◆ **PROBLEM TO WORK ON**:
How many of the lines that follow contain the word "with"? Give only the number.

==================================================

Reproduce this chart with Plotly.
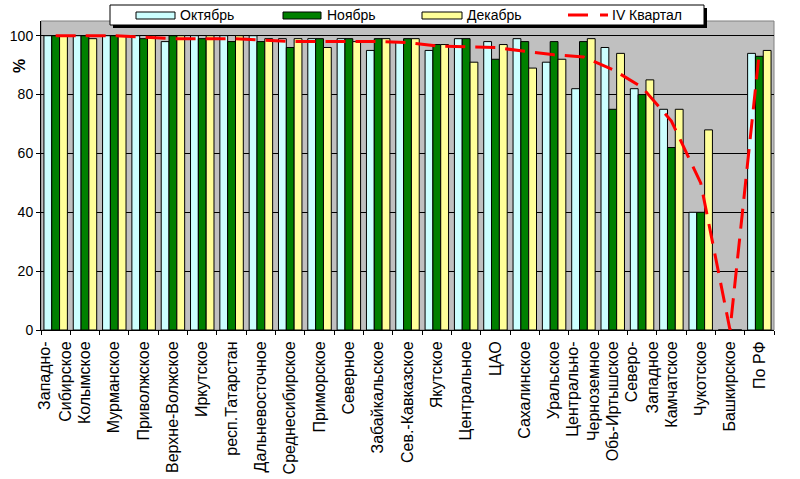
import plotly.graph_objects as go

categories = ["Западно-<br>Сибирское", "Колымское", "Мурманское", "Приволжское", "Верхне-Волжское",
              "Иркутское", "респ.Татарстан", "Дальневосточное", "Среднесибирское", "Приморское",
              "Северное", "Забайкальское", "Сев.-Кавказское", "Якутское", "Центральное", "ЦАО",
              "Сахалинское", "Уральское", "Центрально-<br>Черноземное", "Обь-Иртышское",
              "Северо-<br>Западное", "Камчатское", "Чукотское", "Башкирское", "По РФ"]
october = [100, 100, 100, 100, 98, 100, 100, 100, 99, 99, 99, 95, 98, 95, 99, 98, 99, 91, 82, 96, 82, 75, 40, 0, 94]
november = [100, 100, 100, 99, 100, 99, 98, 98, 96, 99, 99, 99, 99, 97, 99, 92, 98, 98, 98, 75, 80, 62, 40, 0, 93]
december = [100, 99, 100, 100, 100, 100, 100, 99, 99, 96, 98, 99, 99, 97, 91, 97, 89, 92, 99, 94, 85, 75, 68, 0, 95]
quarter = [100, 100, 100, 99.5, 99, 99, 99, 98.5, 98, 98, 98, 98, 97.7, 96.5, 96.2, 96, 94.7, 93.5, 92.8, 88.5, 82.5, 71, 50, 0, 94.5]
y_ticks = [0, 20, 40, 60, 80, 100]
series_names = ["Октябрь", "Ноябрь", "Декабрь", "IV Квартал"]
colors = ["#CCFFFF", "#008000", "#FFFF99", "#FF0000"]

FONT = "Arial, Liberation Sans, sans-serif"
L, R, T, B = 41, 26, 21, 149
W, H = 800, 479
PW, PH = W - L - R, H - T - B

def px(x):
    return (x - L) / PW

def py(y):
    return (H - B - y) / PH

fig = go.Figure()
bar_line = dict(color="black", width=1)
for name, vals, col in zip(series_names[:3], [october, november, december], colors[:3]):
    fig.add_trace(go.Bar(x=categories, y=vals, name=name, marker=dict(color=col, line=bar_line)))
fig.add_trace(go.Scatter(x=categories, y=quarter, name=series_names[3], mode="lines",
                         line=dict(color=colors[3], width=3, dash="20px,10px")))

# manual legend (box with shadow, swatches, labels)
shapes = [
    dict(type="rect", xref="paper", yref="paper", x0=0, x1=1, y0=0, y1=1,
         line=dict(color="#808080", width=1), fillcolor="rgba(0,0,0,0)", layer="below"),
    dict(type="rect", xref="paper", yref="paper", x0=px(113), x1=px(707), y0=py(28), y1=py(8),
         line=dict(width=0), fillcolor="black", layer="above"),
    dict(type="rect", xref="paper", yref="paper", x0=px(110), x1=px(704), y0=py(25), y1=py(5),
         line=dict(color="black", width=1), fillcolor="white", layer="above"),
]
swatch_x = [(136, 175), (283, 321), (422, 462)]
for (a, b), col in zip(swatch_x, colors[:3]):
    shapes.append(dict(type="rect", xref="paper", yref="paper", x0=px(a), x1=px(b),
                       y0=py(19), y1=py(12), line=dict(color="black", width=1),
                       fillcolor=col, layer="above"))
for a, b in [(568, 588), (600, 608)]:
    shapes.append(dict(type="line", xref="paper", yref="paper", x0=px(a), x1=px(b),
                       y0=py(15), y1=py(15), line=dict(color=colors[3], width=3), layer="above"))

text_x = [179, 326, 466, 611]
annotations = [
    dict(text="<b>%</b>", xref="paper", yref="paper", x=px(19), y=py(66), showarrow=False,
         textangle=-90, font=dict(size=16, family=FONT, color="black"),
         xanchor="center", yanchor="middle"),
]
for name, tx in zip(series_names, text_x):
    annotations.append(dict(text=name, xref="paper", yref="paper", x=px(tx), y=py(15.5),
                            showarrow=False, xanchor="left", yanchor="middle",
                            font=dict(size=14, family=FONT, color="black"),
                            borderpad=0))

fig.update_layout(
    width=W, height=H,
    margin=dict(l=L, r=R, t=T, b=B, pad=0, autoexpand=False),
    paper_bgcolor="white",
    plot_bgcolor="#C0C0C0",
    barmode="group", bargap=0.2, bargroupgap=0,
    font=dict(family=FONT, size=14, color="black"),
    showlegend=False,
    xaxis=dict(type="category", tickangle=-90, tickson="boundaries", ticks="outside",
               ticklen=4, tickcolor="black", showline=True, linecolor="black", linewidth=1,
               showgrid=False, tickfont=dict(size=16, family=FONT, color="black"),
               ticklabelstandoff=4,
               range=[-0.5, len(categories) - 0.5], automargin=False),
    yaxis=dict(range=[0, 105], tickvals=y_ticks, ticks="outside", ticklen=4, tickcolor="black",
               showline=True, linecolor="black", linewidth=1, showgrid=True, gridcolor="black",
               gridwidth=1, zeroline=False, tickfont=dict(size=14, family=FONT, color="black"),
               automargin=False),
    shapes=shapes,
    annotations=annotations,
)

fig.write_html("out.html")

==================================================

◆ **RESULT OF THE EXERCISE**:
2